Most importantly: what opportunities will the left and workers’ movement take hold of? Once the establishment - in a year, or two years, or even longer - finally manages to close ranks, we will be back to ‘business as usual’ in another sense: the most powerful enemy of the ruling class will not be so very much itself, and will be the left once more. The bourgeois press, whose centrality to bourgeois political rule cannot be overestimated, will have gone through its lowest ebb of legitimacy perhaps in the whole history of this country.

This period is ideal for the workers’ movement to consolidate its own press, to produce a whole set of media organically connected to the lives of millions. The Sun could be replaced in every greasy spoon in the land with a mass-market paper that did not treat its readership as a pack of idiots concerned only with celebrities, tits and suspicious foreigners; and The Guardian could be supplanted by a broadsheet with more than an episodic commitment to high-quality investigative journalism. We could have rolling news channels and websites as spangly as the BBC’s - the whole kit and caboodle.

Alas, where the bourgeoisie has its establishment, we have our own. The labour movement is dominated by the bureaucracy - and bureaucratic propaganda sheets, from the occasional magazines of the trade unions to the Yawning Star, to the Brezhnev-era Pravda, are uniformly dull.
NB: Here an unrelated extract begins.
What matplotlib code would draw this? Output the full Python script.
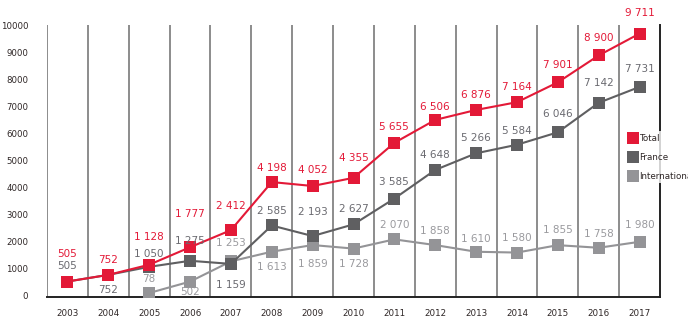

As for the far left, nominally the most far-sighted and critical-minded members of that movement, its press leaves more than a little to be desired. Socialist Worker, in pursuit of the Sun/Mirror market, apes the stupidity and delusional content of the tabloid press. The Socialist contains on average one page of material worth reading, with the other 11 utterly unchanging in content from week to week (the Weekly Worker office runs a tally of the number of times the words ‘cuts’ (previously ‘strike’) appears in the headlines of each issue of The Socialist - the mean average is currently around seven). For both the official and the far left, criticism is intolerable - and so, development of a meaningful discourse in its press is impossible.

There is immense potential for a diverse and challenging workers’ press with a genuine mass appeal, against which even the likes of Murdoch could not compete - but to achieve that potential, we will need to challenge the dominance of the labour bureaucracy and the petty, self-interested sect regimes that will sing only the tune of official optimism.